### REQUIRED WORK
Repeat the data word for word. Do not include the pictures.
<<<<
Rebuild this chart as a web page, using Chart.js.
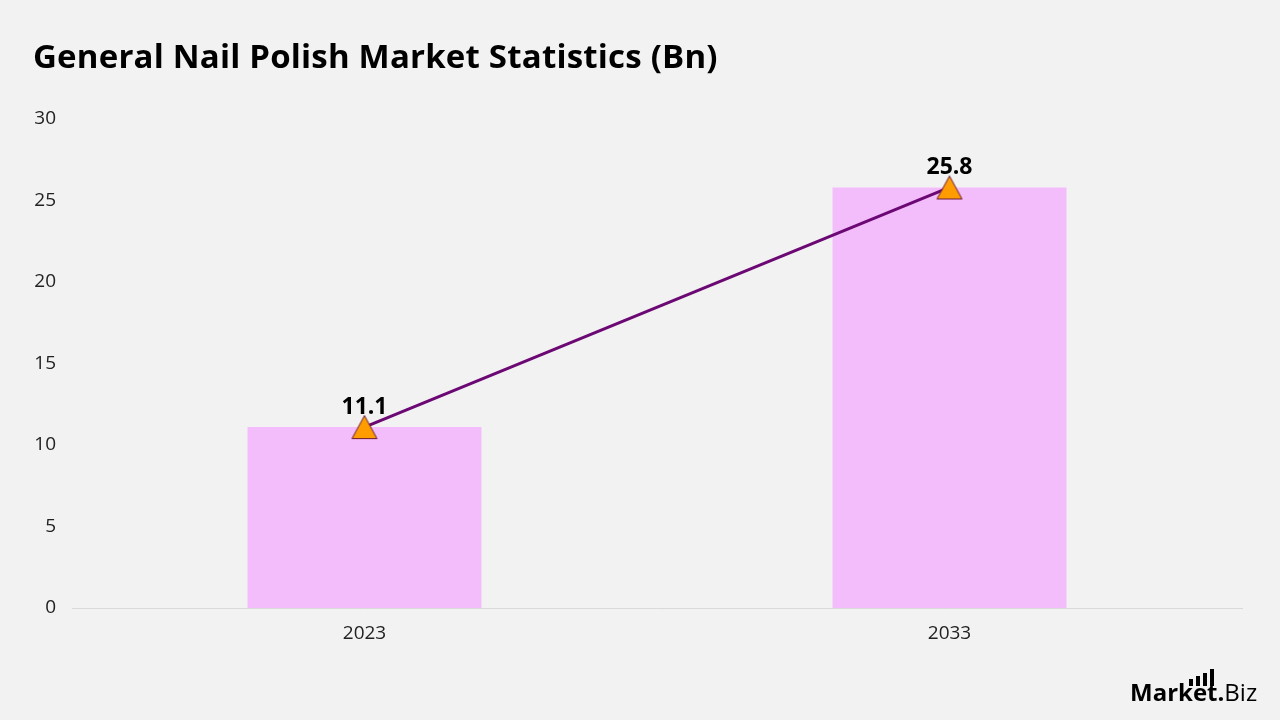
<!DOCTYPE html>
<html>
<head>
<meta charset="utf-8">
<script src="https://cdn.jsdelivr.net/npm/chart.js@4"></script>
<style>
  html, body { margin: 0; padding: 0; background: #f2f2f2; }
  #wrap { width: 1280px; height: 720px; position: relative; }
</style>
</head>
<body>
<div id="wrap"><canvas id="c" width="1280" height="720"></canvas></div>
<script>
const titleText = "General Nail Polish Market Statistics (Bn)";
const categories = ["2023", "2033"];
const marketValues = [11.1, 25.8];
const yTicks = [0, 5, 10, 15, 20, 25, 30];

const FONT = "'Open Sans', 'Noto Sans', sans-serif";

// triangle marker image, centred on its bounding box
const tri = document.createElement('canvas');
tri.width = 28; tri.height = 26;
(function () {
  const t = tri.getContext('2d');
  t.beginPath();
  t.moveTo(14, 1.5);
  t.lineTo(26.5, 24.5);
  t.lineTo(1.5, 24.5);
  t.closePath();
  t.fillStyle = '#ff9c00';
  t.fill();
  t.lineWidth = 1;
  t.strokeStyle = '#6a1a3a';
  t.stroke();
})();

const decor = {
  id: 'decor',
  afterDraw(chart) {
    const ctx = chart.ctx;
    ctx.save();
    // Title
    ctx.fillStyle = '#000';
    ctx.font = `bold 33px ${FONT}`;
    ctx.letterSpacing = '0.2px';
    ctx.textBaseline = 'middle';
    ctx.textAlign = 'left';
    ctx.fillText(titleText, 33, 59);
    ctx.letterSpacing = '0px';
    // Data labels
    const meta = chart.getDatasetMeta(1);
    ctx.font = `bold 23px ${FONT}`;
    ctx.textAlign = 'center';
    meta.data.forEach((pt, i) => {
      ctx.fillText(String(marketValues[i]), pt.x, pt.y - 20);
    });
    // Logo
    ctx.textAlign = 'left';
    ctx.textBaseline = 'alphabetic';
    ctx.font = `bold 24px ${FONT}`;
    const m = 'Market.';
    ctx.fillText(m, 1130, 701);
    const w = ctx.measureText(m).width;
    ctx.font = `24px ${FONT}`;
    ctx.fillText('Biz', 1130 + w, 701);
    const bx = [1189, 1196, 1203, 1210];
    const bh = [7, 10, 13, 17];
    bx.forEach((x, i) => { ctx.fillRect(x, 686 - bh[i], 4, bh[i]); });
    ctx.restore();
  }
};

new Chart(document.getElementById('c'), {
  data: {
    labels: categories,
    datasets: [
      {
        type: 'bar',
        data: marketValues,
        backgroundColor: '#f3bdfb',
        barPercentage: 0.4,
        categoryPercentage: 1,
        order: 2
      },
      {
        type: 'line',
        data: marketValues,
        borderColor: '#6c0874',
        borderWidth: 3,
        pointStyle: tri,
        pointRadius: 13,
        pointHoverRadius: 13,
        order: 1
      }
    ]
  },
  options: {
    responsive: false,
    animation: false,
    devicePixelRatio: 1,
    layout: { padding: { top: 119, right: 38, left: 0, bottom: 0 } },
    plugins: { legend: { display: false }, tooltip: { enabled: false }, title: { display: false } },
    scales: {
      x: {
        grid: { display: false, drawTicks: false },
        border: { display: true, color: '#d9d9d9', width: 1 },
        ticks: { color: '#222', font: { family: FONT, size: 19 }, padding: 14 },
        afterFit(s) { s.height = 112; }
      },
      y: {
        min: 0, max: 30,
        afterBuildTicks(s) { s.ticks = yTicks.map(v => ({ value: v })); },
        grid: { display: false, drawTicks: false },
        border: { display: false },
        ticks: { color: '#222', font: { family: FONT, size: 19 }, padding: 16 },
        afterFit(s) { s.width = 72; }
      }
    }
  },
  plugins: [decor]
});
</script>
</body>
</html>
>>>>
### THE REPLY
Rebuild this chart as a web page, using Chart.js.
<!DOCTYPE html>
<html>
<head>
<meta charset="utf-8">
<script src="https://cdn.jsdelivr.net/npm/chart.js@4"></script>
<style>
  html, body { margin: 0; padding: 0; background: #f2f2f2; }
  #wrap { width: 1280px; height: 720px; position: relative; }
</style>
</head>
<body>
<div id="wrap"><canvas id="c" width="1280" height="720"></canvas></div>
<script>
const titleText = "General Nail Polish Market Statistics (Bn)";
const categories = ["2023", "2033"];
const marketValues = [11.1, 25.8];
const yTicks = [0, 5, 10, 15, 20, 25, 30];

const FONT = "'Open Sans', 'Noto Sans', sans-serif";

// triangle marker image, centred on its bounding box
const tri = document.createElement('canvas');
tri.width = 28; tri.height = 26;
(function () {
  const t = tri.getContext('2d');
  t.beginPath();
  t.moveTo(14, 1.5);
  t.lineTo(26.5, 24.5);
  t.lineTo(1.5, 24.5);
  t.closePath();
  t.fillStyle = '#ff9c00';
  t.fill();
  t.lineWidth = 1;
  t.strokeStyle = '#6a1a3a';
  t.stroke();
})();

const decor = {
  id: 'decor',
  afterDraw(chart) {
    const ctx = chart.ctx;
    ctx.save();
    // Title
    ctx.fillStyle = '#000';
    ctx.font = `bold 33px ${FONT}`;
    ctx.letterSpacing = '0.2px';
    ctx.textBaseline = 'middle';
    ctx.textAlign = 'left';
    ctx.fillText(titleText, 33, 59);
    ctx.letterSpacing = '0px';
    // Data labels
    const meta = chart.getDatasetMeta(1);
    ctx.font = `bold 23px ${FONT}`;
    ctx.textAlign = 'center';
    meta.data.forEach((pt, i) => {
      ctx.fillText(String(marketValues[i]), pt.x, pt.y - 20);
    });
    // Logo
    ctx.textAlign = 'left';
    ctx.textBaseline = 'alphabetic';
    ctx.font = `bold 24px ${FONT}`;
    const m = 'Market.';
    ctx.fillText(m, 1130, 701);
    const w = ctx.measureText(m).width;
    ctx.font = `24px ${FONT}`;
    ctx.fillText('Biz', 1130 + w, 701);
    const bx = [1189, 1196, 1203, 1210];
    const bh = [7, 10, 13, 17];
    bx.forEach((x, i) => { ctx.fillRect(x, 686 - bh[i], 4, bh[i]); });
    ctx.restore();
  }
};

new Chart(document.getElementById('c'), {
  data: {
    labels: categories,
    datasets: [
      {
        type: 'bar',
        data: marketValues,
        backgroundColor: '#f3bdfb',
        barPercentage: 0.4,
        categoryPercentage: 1,
        order: 2
      },
      {
        type: 'line',
        data: marketValues,
        borderColor: '#6c0874',
        borderWidth: 3,
        pointStyle: tri,
        pointRadius: 13,
        pointHoverRadius: 13,
        order: 1
      }
    ]
  },
  options: {
    responsive: false,
    animation: false,
    devicePixelRatio: 1,
    layout: { padding: { top: 119, right: 38, left: 0, bottom: 0 } },
    plugins: { legend: { display: false }, tooltip: { enabled: false }, title: { display: false } },
    scales: {
      x: {
        grid: { display: false, drawTicks: false },
        border: { display: true, color: '#d9d9d9', width: 1 },
        ticks: { color: '#222', font: { family: FONT, size: 19 }, padding: 14 },
        afterFit(s) { s.height = 112; }
      },
      y: {
        min: 0, max: 30,
        afterBuildTicks(s) { s.ticks = yTicks.map(v => ({ value: v })); },
        grid: { display: false, drawTicks: false },
        border: { display: false },
        ticks: { color: '#222', font: { family: FONT, size: 19 }, padding: 16 },
        afterFit(s) { s.width = 72; }
      }
    }
  },
  plugins: [decor]
});
</script>
</body>
</html>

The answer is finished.